What makes an act of violence so emotionally draining on those who encounter it is not so much the amount of blood that was shed, but the amount of inexplicability surrounding the bloodshed. Turn on the news and see that ISIS has butchered a village of Iraqi Christians, and you’ll certainly feel sorrow, empathy, and a host of other appropriate emotions.

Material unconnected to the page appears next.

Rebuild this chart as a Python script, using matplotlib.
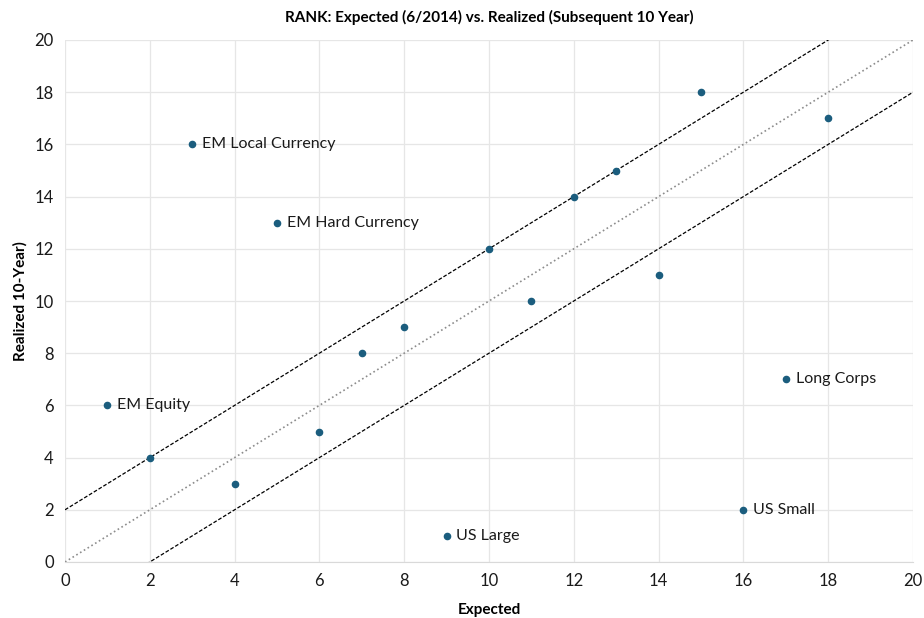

But you probably won’t lay awake at night with your mind replaying those images on the grimmest of tape loops because, while the butchery is deplorable, it’s understandable. ISIS subscribes to an interpretation of Islam that demands the utter domination and destruction of those who don’t embrace their Islamic vision. Those Iraqi Christians didn’t embrace it. That’s why they were slaughtered. In response to the horror, you looked for an explanation, an answer to the question “why did this happen?” You found one, you wept, and you moved on.

But acts of violence like the WDBJ shooting in Virginia are often much harder to deal with. These brief acts of small-scale murder take far fewer lives than wars or natural disasters or organized terrorist attacks. But often they haunt our memories far longer than events with a much higher body count because they refuse to give a sufficient explanation for themselves.

The Less Sense It Makes, The Harder We Look

Why did this happen? Why, in Virginia, did a fame-seeking man (whose name I will not type) film himself murdering two entirely innocent people? How could an act of such of deliberate, unprovoked evil explode in the banal context of a morning interview on local TV?